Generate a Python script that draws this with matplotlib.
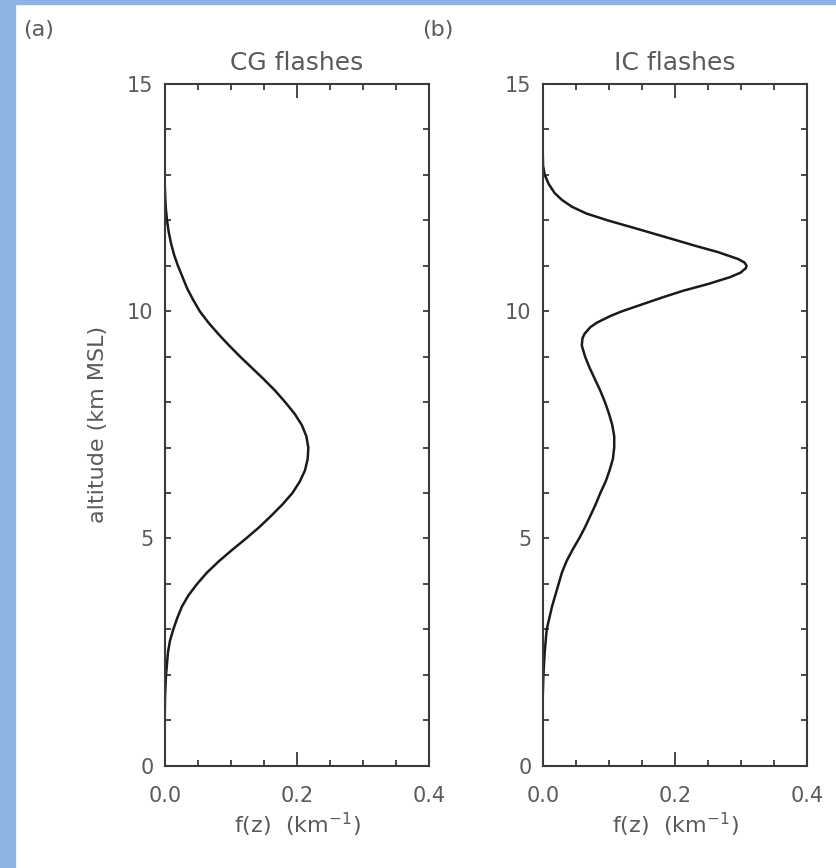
import matplotlib
matplotlib.use('Agg')
import matplotlib.pyplot as plt
from matplotlib.patches import Rectangle

# values
cg_alt=[0,1,1.5,2,2.5,2.75,3,3.25,3.5,3.75,4,4.25,4.5,4.75,5,5.25,5.5,5.75,6,6.25,6.5,6.75,7,7.25,7.5,7.75,8,8.25,8.5,8.75,9,9.25,9.5,9.75,10,10.25,10.5,10.75,11,11.25,11.5,11.75,12,12.25,12.5,12.75,13,15]
cg_f=[0,0,0.0005,0.002,0.005,0.008,0.013,0.019,0.026,0.036,0.049,0.064,0.082,0.102,0.123,0.143,0.161,0.178,0.193,0.204,0.212,0.216,0.217,0.214,0.207,0.196,0.182,0.167,0.150,0.132,0.114,0.097,0.081,0.066,0.053,0.043,0.034,0.027,0.020,0.014,0.0095,0.006,0.0035,0.0018,0.0008,0.0002,0,0]

ic_alt=[0,1.5,2,2.5,3,3.25,3.5,3.75,4,4.25,4.5,4.75,5,5.25,5.5,5.75,6,6.25,6.5,6.75,7,7.25,7.5,7.75,8,8.25,8.5,8.75,9,9.25,9.4,9.5,9.65,9.75,9.9,10,10.15,10.3,10.45,10.6,10.75,10.85,10.95,11,11.07,11.15,11.3,11.45,11.6,11.8,12,12.15,12.3,12.45,12.6,12.8,13,13.2,13.5,15]
ic_f=[0,0,0.001,0.003,0.006,0.010,0.014,0.019,0.024,0.029,0.036,0.045,0.055,0.064,0.072,0.080,0.087,0.095,0.101,0.106,0.108,0.108,0.105,0.100,0.094,0.087,0.079,0.071,0.064,0.059,0.060,0.063,0.072,0.082,0.103,0.120,0.150,0.180,0.212,0.250,0.283,0.299,0.307,0.308,0.305,0.295,0.265,0.228,0.193,0.146,0.098,0.066,0.044,0.029,0.018,0.009,0.003,0.0005,0,0]

panels=[('(a)','CG flashes',cg_alt,cg_f),('(b)','IC flashes',ic_alt,ic_f)]
xticks=[0.0,0.2,0.4]
yticks=[0,5,10,15]

txt='#5a5a5a'
spine='#3a3a3a'
plt.rcParams['font.family']='DejaVu Sans'

fig=plt.figure(figsize=(8.36,8.68),dpi=100)
fig.patches.append(Rectangle((0,0),15/836,1,transform=fig.transFigure,color='#8db3e2',zorder=-5))
fig.patches.append(Rectangle((0,1-4/868),1,4/868,transform=fig.transFigure,color='#8db3e2',zorder=-5))

lefts=[0.197,0.6492]
tagx=[0.028,0.505]
for i,(tag,title,alt,f) in enumerate(panels):
    ax=fig.add_axes([lefts[i],0.1179,0.3167,0.7853])
    ax.plot(f,alt,color='#1a1a1a',lw=1.8)
    ax.set_xlim(0,0.4)
    ax.set_ylim(0,15)
    ax.set_xticks(xticks)
    ax.set_xticklabels(['%.1f'%v for v in xticks])
    ax.set_xticks([0.05,0.1,0.15,0.25,0.3,0.35],minor=True)
    ax.set_yticks(yticks)
    ax.set_yticks([v for v in range(16) if v%5],minor=True)
    ax.tick_params(axis='both',which='both',direction='in',top=True,right=True,
                   color=spine,width=1.3,labelsize=15,labelcolor=txt)
    ax.tick_params(axis='x',which='major',length=10,pad=15)
    ax.tick_params(axis='x',which='minor',length=4.5)
    ax.tick_params(axis='y',which='both',length=4.5,pad=8)
    for s in ax.spines.values():
        s.set_color(spine)
        s.set_linewidth(1.5)
    ax.set_title(title,fontsize=18,color=txt,pad=10)
    ax.set_xlabel(r'f(z)  (km$^{-1}$)',fontsize=16,color=txt,labelpad=3)
    fig.text(tagx[i],0.965,tag,fontsize=16,color=txt,va='center')

fig.axes[0].set_ylabel('altitude (km MSL)',fontsize=16,color=txt,labelpad=14)

fig.savefig('out.png',dpi=100)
━━━━━━━━━━━━━━━━━━━━
### Work instructions:
Copy the whole of the material above exactly, but not its images.

### Exercise answer:
Generate a Python script that draws this with matplotlib.
import matplotlib
matplotlib.use('Agg')
import matplotlib.pyplot as plt
from matplotlib.patches import Rectangle

# values
cg_alt=[0,1,1.5,2,2.5,2.75,3,3.25,3.5,3.75,4,4.25,4.5,4.75,5,5.25,5.5,5.75,6,6.25,6.5,6.75,7,7.25,7.5,7.75,8,8.25,8.5,8.75,9,9.25,9.5,9.75,10,10.25,10.5,10.75,11,11.25,11.5,11.75,12,12.25,12.5,12.75,13,15]
cg_f=[0,0,0.0005,0.002,0.005,0.008,0.013,0.019,0.026,0.036,0.049,0.064,0.082,0.102,0.123,0.143,0.161,0.178,0.193,0.204,0.212,0.216,0.217,0.214,0.207,0.196,0.182,0.167,0.150,0.132,0.114,0.097,0.081,0.066,0.053,0.043,0.034,0.027,0.020,0.014,0.0095,0.006,0.0035,0.0018,0.0008,0.0002,0,0]

ic_alt=[0,1.5,2,2.5,3,3.25,3.5,3.75,4,4.25,4.5,4.75,5,5.25,5.5,5.75,6,6.25,6.5,6.75,7,7.25,7.5,7.75,8,8.25,8.5,8.75,9,9.25,9.4,9.5,9.65,9.75,9.9,10,10.15,10.3,10.45,10.6,10.75,10.85,10.95,11,11.07,11.15,11.3,11.45,11.6,11.8,12,12.15,12.3,12.45,12.6,12.8,13,13.2,13.5,15]
ic_f=[0,0,0.001,0.003,0.006,0.010,0.014,0.019,0.024,0.029,0.036,0.045,0.055,0.064,0.072,0.080,0.087,0.095,0.101,0.106,0.108,0.108,0.105,0.100,0.094,0.087,0.079,0.071,0.064,0.059,0.060,0.063,0.072,0.082,0.103,0.120,0.150,0.180,0.212,0.250,0.283,0.299,0.307,0.308,0.305,0.295,0.265,0.228,0.193,0.146,0.098,0.066,0.044,0.029,0.018,0.009,0.003,0.0005,0,0]

panels=[('(a)','CG flashes',cg_alt,cg_f),('(b)','IC flashes',ic_alt,ic_f)]
xticks=[0.0,0.2,0.4]
yticks=[0,5,10,15]

txt='#5a5a5a'
spine='#3a3a3a'
plt.rcParams['font.family']='DejaVu Sans'

fig=plt.figure(figsize=(8.36,8.68),dpi=100)
fig.patches.append(Rectangle((0,0),15/836,1,transform=fig.transFigure,color='#8db3e2',zorder=-5))
fig.patches.append(Rectangle((0,1-4/868),1,4/868,transform=fig.transFigure,color='#8db3e2',zorder=-5))

lefts=[0.197,0.6492]
tagx=[0.028,0.505]
for i,(tag,title,alt,f) in enumerate(panels):
    ax=fig.add_axes([lefts[i],0.1179,0.3167,0.7853])
    ax.plot(f,alt,color='#1a1a1a',lw=1.8)
    ax.set_xlim(0,0.4)
    ax.set_ylim(0,15)
    ax.set_xticks(xticks)
    ax.set_xticklabels(['%.1f'%v for v in xticks])
    ax.set_xticks([0.05,0.1,0.15,0.25,0.3,0.35],minor=True)
    ax.set_yticks(yticks)
    ax.set_yticks([v for v in range(16) if v%5],minor=True)
    ax.tick_params(axis='both',which='both',direction='in',top=True,right=True,
                   color=spine,width=1.3,labelsize=15,labelcolor=txt)
    ax.tick_params(axis='x',which='major',length=10,pad=15)
    ax.tick_params(axis='x',which='minor',length=4.5)
    ax.tick_params(axis='y',which='both',length=4.5,pad=8)
    for s in ax.spines.values():
        s.set_color(spine)
        s.set_linewidth(1.5)
    ax.set_title(title,fontsize=18,color=txt,pad=10)
    ax.set_xlabel(r'f(z)  (km$^{-1}$)',fontsize=16,color=txt,labelpad=3)
    fig.text(tagx[i],0.965,tag,fontsize=16,color=txt,va='center')

fig.axes[0].set_ylabel('altitude (km MSL)',fontsize=16,color=txt,labelpad=14)

fig.savefig('out.png',dpi=100)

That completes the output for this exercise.